*AIM*.
Pick out every line of the entries below where "that" occurs, and copy those lines.

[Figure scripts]
--- begin ---
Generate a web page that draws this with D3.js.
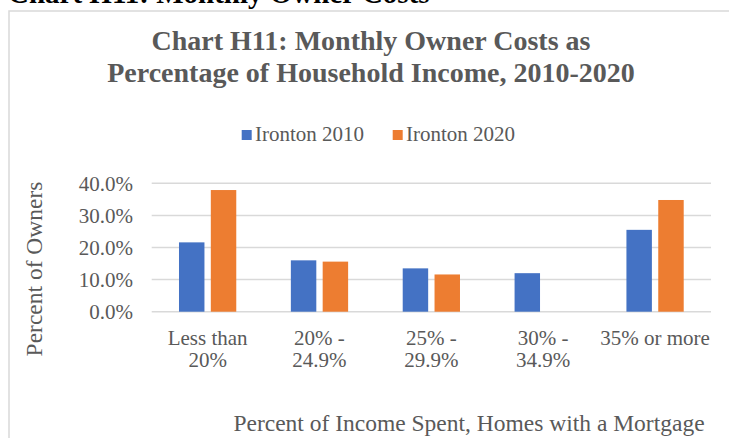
<!DOCTYPE html>
<html>
<head>
<meta charset="utf-8">
<script src="https://cdn.jsdelivr.net/npm/d3@7/dist/d3.min.js"></script>
<style>
  html, body { margin: 0; padding: 0; background: #ffffff; }
  svg { display: block; }
  text { font-family: "Liberation Serif", "Times New Roman", serif; }
</style>
</head>
<body>
<svg id="chart" width="729" height="438"></svg>
<script>
// ---- data ----
const categories = ["Less than\n20%", "20% -\n24.9%", "25% -\n29.9%", "30% -\n34.9%", "35% or more"];
const seriesNames = ["Ironton 2010", "Ironton 2020"];
const ironton2010 = [0.216, 0.160, 0.135, 0.120, 0.255];
const ironton2020 = [0.379, 0.156, 0.116, null, 0.348];
const yTicks = [0, 0.1, 0.2, 0.3, 0.4];
const colors = ["#4472C4", "#ED7D31"];

const pageHeading = "Chart H11: Monthly Owner Costs";
const titleLines = ["Chart H11: Monthly Owner Costs as", "Percentage of Household Income, 2010-2020"];
const yTitle = "Percent of Owners";
const xTitle = "Percent of Income Spent, Homes with a Mortgage";

const table = categories.map((c, i) => ({
  cat: c,
  values: [ironton2010[i], ironton2020[i]]
}));

// ---- layout ----
const svg = d3.select("#chart");
const W = 729, H = 438;
const plot = { left: 151.7, right: 711, top: 183.3, bottom: 311.7 };
const textColor = "#595959";
const gridColor = "#d9d9d9";

svg.append("rect").attr("width", W).attr("height", H).attr("fill", "#fff");

// page heading (cut off at top)
svg.append("text")
  .attr("x", 8).attr("y", 3)
  .attr("font-size", 29).attr("font-weight", "bold")
  .attr("fill", "#000")
  .text(pageHeading);

// chart frame (left and top edges visible)
svg.append("path")
  .attr("d", `M9,${H} L9,11 L${W},11`)
  .attr("fill", "none")
  .attr("stroke", gridColor)
  .attr("stroke-width", 1.5);

// title
const title = svg.append("text")
  .attr("text-anchor", "middle")
  .attr("font-size", 28).attr("font-weight", "bold")
  .attr("fill", textColor);
titleLines.forEach((t, i) => {
  title.append("tspan").attr("x", 371).attr("y", 50 + i * 32).text(t);
});

// scales
const x0 = d3.scaleBand()
  .domain(categories)
  .range([plot.left, plot.right])
  .paddingInner(0.488)
  .paddingOuter(0.244);
const x1 = d3.scaleBand()
  .domain([0, 1])
  .range([0, x0.bandwidth()])
  .paddingInner(0.2);
const y = d3.scaleLinear()
  .domain([0, 0.4])
  .range([plot.bottom, plot.top]);

// gridlines
svg.append("g")
  .selectAll("line")
  .data(yTicks)
  .join("line")
  .attr("x1", plot.left).attr("x2", plot.right)
  .attr("y1", d => y(d)).attr("y2", d => y(d))
  .attr("stroke", gridColor)
  .attr("stroke-width", 1.5);

// y axis
const yAxis = svg.append("g")
  .attr("transform", `translate(${plot.left},0)`)
  .call(d3.axisLeft(y).tickValues(yTicks).tickFormat(d3.format(".1%")).tickSize(0).tickPadding(18.7));
yAxis.select(".domain").remove();
yAxis.selectAll("text")
  .attr("font-family", "'Liberation Serif', 'Times New Roman', serif")
  .attr("font-size", 21)
  .attr("fill", textColor)
  .attr("dy", "0.34em");

// bars
const groups = svg.append("g")
  .selectAll("g")
  .data(table)
  .join("g")
  .attr("transform", d => `translate(${x0(d.cat)},0)`);
groups.selectAll("rect")
  .data(d => d.values.map((v, k) => ({ k, v })).filter(e => e.v != null))
  .join("rect")
  .attr("x", e => x1(e.k))
  .attr("width", x1.bandwidth())
  .attr("y", e => y(e.v))
  .attr("height", e => y(0) - y(e.v))
  .attr("fill", e => colors[e.k]);

// x axis
const xAxis = svg.append("g")
  .attr("transform", `translate(0,${plot.bottom})`)
  .call(d3.axisBottom(x0).tickSize(0).tickFormat(""));
xAxis.select(".domain").remove();
xAxis.selectAll(".tick").each(function(d) {
  const t = d3.select(this).select("text")
    .attr("font-family", "'Liberation Serif', 'Times New Roman', serif")
    .attr("font-size", 21)
    .attr("fill", textColor)
    .attr("y", 0).attr("dy", null);
  d.split("\n").forEach((line, i) => {
    t.append("tspan").attr("x", 0).attr("y", 33.3 + i * 21.7).text(line);
  });
});

// axis titles
svg.append("text")
  .attr("transform", `translate(42,269) rotate(-90)`)
  .attr("text-anchor", "middle")
  .attr("font-size", 23.5)
  .attr("fill", textColor)
  .text(yTitle);

svg.append("text")
  .attr("x", 469).attr("y", 431)
  .attr("text-anchor", "middle")
  .attr("font-size", 23.5)
  .attr("fill", textColor)
  .text(xTitle);

// legend
const legendX = [241.7, 392.7];
const legend = svg.append("g");
seriesNames.forEach((name, k) => {
  legend.append("rect")
    .attr("x", legendX[k]).attr("y", 130)
    .attr("width", 10).attr("height", 10)
    .attr("fill", colors[k]);
  legend.append("text")
    .attr("x", legendX[k] + 13.3).attr("y", 140.7)
    .attr("font-size", 21)
    .attr("fill", textColor)
    .text(name);
});
</script>
</body>
</html>
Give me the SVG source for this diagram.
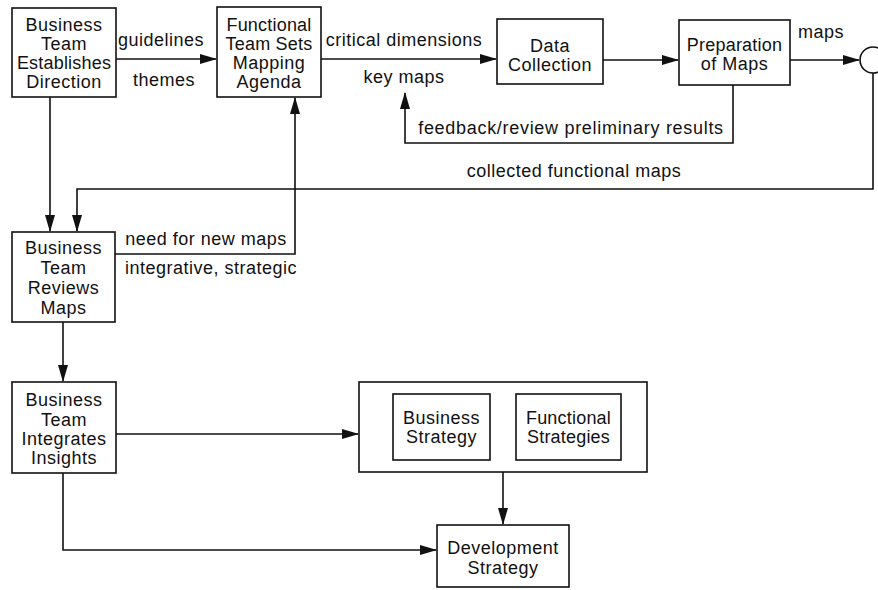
<svg xmlns="http://www.w3.org/2000/svg" width="878" height="590" viewBox="0 0 878 590">
<style>
.box{fill:#fff;stroke:#111;stroke-width:1.6}
.ln{fill:none;stroke:#111;stroke-width:1.6}
text{font-family:"Liberation Sans",Arial,sans-serif;font-size:18px;fill:#111;letter-spacing:0.5px;text-anchor:middle}
.tight{letter-spacing:0.2px}
</style>
<defs>
<marker id="ah" markerUnits="userSpaceOnUse" markerWidth="17" markerHeight="10" refX="16" refY="5" orient="auto">
<path d="M0,0 L17,5 L0,10 Z" fill="#111"/>
</marker>
</defs>
<rect width="878" height="590" fill="#fff"/>
<g id="connectors">
<path class="ln" d="M116,59 H216" marker-end="url(#ah)"/>
<path class="ln" d="M321,59 H496" marker-end="url(#ah)"/>
<path class="ln" d="M603,60 H678" marker-end="url(#ah)"/>
<path class="ln" d="M790,60 H859" marker-end="url(#ah)"/>
<path class="ln" d="M733,85 V143 H405 V93" marker-end="url(#ah)"/>
<path class="ln" d="M873,73 V189 H77 V231" marker-end="url(#ah)"/>
<path class="ln" d="M50,97 V231" marker-end="url(#ah)"/>
<path class="ln" d="M115,254 H295 V98" marker-end="url(#ah)"/>
<path class="ln" d="M63,322 V381" marker-end="url(#ah)"/>
<path class="ln" d="M116,434 H358" marker-end="url(#ah)"/>
<path class="ln" d="M503,472 V524" marker-end="url(#ah)"/>
<path class="ln" d="M63,473 V550 H436" marker-end="url(#ah)"/>
<text x="161" y="46">guidelines</text>
<text x="164" y="86">themes</text>
<text x="404" y="46">critical dimensions</text>
<text x="404" y="83">key maps</text>
<text x="821" y="38">maps</text>
<text x="571" y="134" style="letter-spacing:0.7px">feedback/review preliminary results</text>
<text x="574" y="177">collected functional maps</text>
<text x="206" y="245">need for new maps</text>
<text x="211" y="274">integrative, strategic</text>
</g>
<g id="n-establish">
<rect class="box" x="12" y="8" width="104" height="89"/>
<text x="64" y="31">Business</text><text x="64" y="50">Team</text><text x="64" y="69" class="tight">Establishes</text><text x="64" y="88">Direction</text>
</g>
<g id="n-agenda">
<rect class="box" x="217" y="7" width="104" height="90"/>
<text x="269" y="31" class="tight">Functional</text><text x="269" y="50" class="tight">Team Sets</text><text x="269" y="69">Mapping</text><text x="269" y="88">Agenda</text>
</g>
<g id="n-data">
<rect class="box" x="497" y="19" width="106" height="65"/>
<text x="550" y="52">Data</text><text x="550" y="71">Collection</text>
</g>
<g id="n-prep">
<rect class="box" x="679" y="20" width="111" height="65"/>
<text x="734.5" y="51" class="tight">Preparation</text><text x="734.5" y="70">of Maps</text>
</g>
<g id="n-circle">
<circle class="box" cx="873" cy="60" r="13"/>
</g>
<g id="n-reviews">
<rect class="box" x="12" y="232" width="103" height="90"/>
<text x="63.5" y="254">Business</text><text x="63.5" y="274">Team</text><text x="63.5" y="294">Reviews</text><text x="63.5" y="314">Maps</text>
</g>
<g id="n-integrates">
<rect class="box" x="12" y="382" width="104" height="91"/>
<text x="64" y="406">Business</text><text x="64" y="426">Team</text><text x="64" y="445">Integrates</text><text x="64" y="464">Insights</text>
</g>
<g id="n-strategies">
<rect class="box" x="359" y="382" width="288" height="90"/>
<g id="n-business-strategy">
<rect class="box" x="393" y="394" width="97" height="66"/>
<text x="441.5" y="424">Business</text><text x="441.5" y="443">Strategy</text>
</g>
<g id="n-functional-strategies">
<rect class="box" x="516" y="394" width="105" height="66"/>
<text x="568.5" y="424" class="tight">Functional</text><text x="568.5" y="443" class="tight">Strategies</text>
</g>
</g>
<g id="n-development">
<rect class="box" x="437" y="525" width="132" height="62"/>
<text x="503" y="554">Development</text><text x="503" y="574">Strategy</text>
</g>
</svg>
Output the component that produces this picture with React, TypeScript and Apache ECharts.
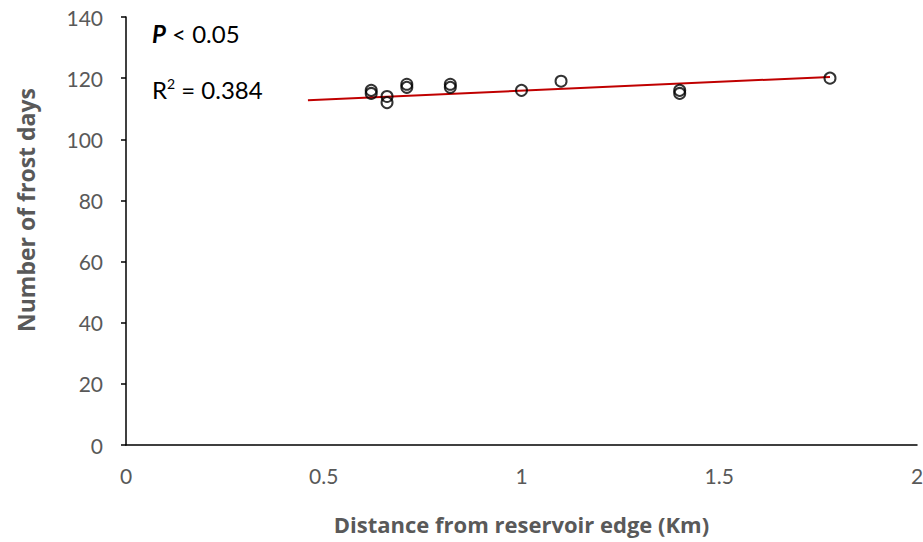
import React, { useEffect, useRef } from "react";
import * as echarts from "echarts";

const distanceKm = [0.62, 0.62, 0.66, 0.66, 0.71, 0.71, 0.82, 0.82, 1.0, 1.1, 1.4, 1.4, 1.78];
const frostDays = [116, 115, 114, 112, 118, 117, 118, 117, 116, 119, 116, 115, 120];
const trendX = [0.46, 1.78];
const trendY = [112.8, 120.4];

const xTitle = "Distance from reservoir edge (Km)";
const yTitle = "Number of frost days";
const pText = "P";
const pRest = " < 0.05";
const r2Text = "0.384";

const FONT = "Lato, 'Open Sans', sans-serif";
const TITLE_FONT = "'Open Sans', sans-serif";
const GRAY = "#595959";

export default function App() {
  const ref = useRef<HTMLDivElement>(null);
  useEffect(() => {
    if (!ref.current) return;
    const chart = echarts.init(ref.current, undefined, { renderer: "svg" });
    chart.setOption({
      animation: false,
      backgroundColor: "#ffffff",
      textStyle: { fontFamily: FONT },
      grid: { left: 126, right: 6, top: 17, bottom: 97, containLabel: false, outerBoundsMode: "none" },
      xAxis: {
        type: "value",
        min: 0,
        max: 2,
        interval: 0.5,
        name: xTitle,
        nameLocation: "middle",
        nameGap: 68,
        nameTextStyle: { color: GRAY, fontSize: 22, fontWeight: "bold", fontFamily: TITLE_FONT },
        axisLine: { show: true, onZero: false, lineStyle: { color: "#000", width: 1.5 } },
        axisTick: { show: false },
        splitLine: { show: false },
        axisLabel: { color: GRAY, fontSize: 21, margin: 20, fontFamily: FONT },
      },
      yAxis: {
        type: "value",
        min: 0,
        max: 140,
        interval: 20,
        name: yTitle,
        nameLocation: "middle",
        nameGap: 89,
        nameTextStyle: {
          color: GRAY,
          fontSize: 23,
          fontWeight: "bold",
          fontFamily: TITLE_FONT,
          padding: [0, 0, 0, 42],
        },
        axisLine: { show: true, lineStyle: { color: "#000", width: 1.5 } },
        axisTick: { show: true, inside: false, length: 5, lineStyle: { color: "#000", width: 1.5 } },
        splitLine: { show: false },
        axisLabel: { color: GRAY, fontSize: 21, margin: 23, fontFamily: FONT },
      },
      series: [
        {
          type: "line",
          data: trendX.map((x, i) => [x, trendY[i]]),
          showSymbol: false,
          symbol: "none",
          lineStyle: { color: "#C00000", width: 2 },
          z: 2,
        },
        {
          type: "scatter",
          data: distanceKm.map((x, i) => [x, frostDays[i]]),
          symbol: "circle",
          symbolSize: 11,
          itemStyle: { color: "rgba(255,255,255,0)", borderColor: "#000", borderWidth: 2 },
          z: 3,
        },
      ],
      graphic: [
        {
          type: "text",
          left: 152,
          top: 21,
          style: {
            text: `{b|${pText}}{n|${pRest}}`,
            rich: {
              b: { fontSize: 24, fontWeight: "bold", fontStyle: "italic", fill: "#000", fontFamily: FONT },
              n: { fontSize: 24, fill: "#000", fontFamily: FONT },
            },
          },
        },
        {
          type: "text",
          left: 152,
          top: 76,
          style: {
            text: `{n|R}{s|2}{n| = ${r2Text}}`,
            rich: {
              n: { fontSize: 24, fill: "#000", fontFamily: FONT, verticalAlign: "bottom" },
              s: { fontSize: 14, fill: "#000", fontFamily: FONT, verticalAlign: "top", padding: [0, 0, 11, 0] },
            },
          },
        },
      ],
    });
    return () => chart.dispose();
  }, []);
  return <div ref={ref} style={{ width: "100vw", height: "100vh", position: "fixed", left: 0, top: 0 }} />;
}
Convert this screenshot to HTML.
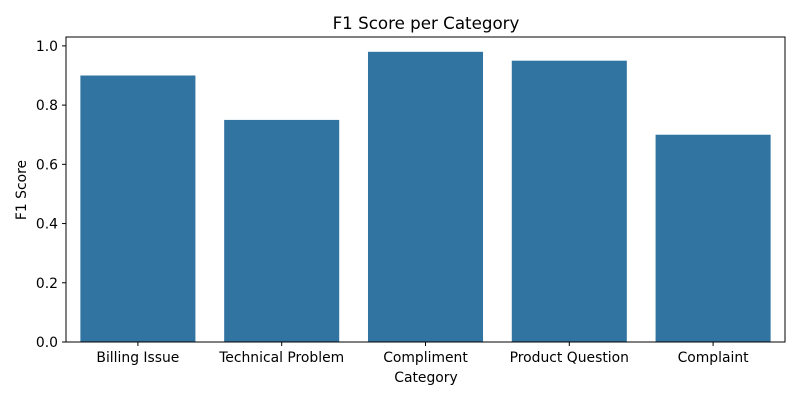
--- end ---
*WRITTEN REPLY*.
Generate a web page that draws this with D3.js.
Output the component that produces this picture with React, TypeScript and Apache ECharts.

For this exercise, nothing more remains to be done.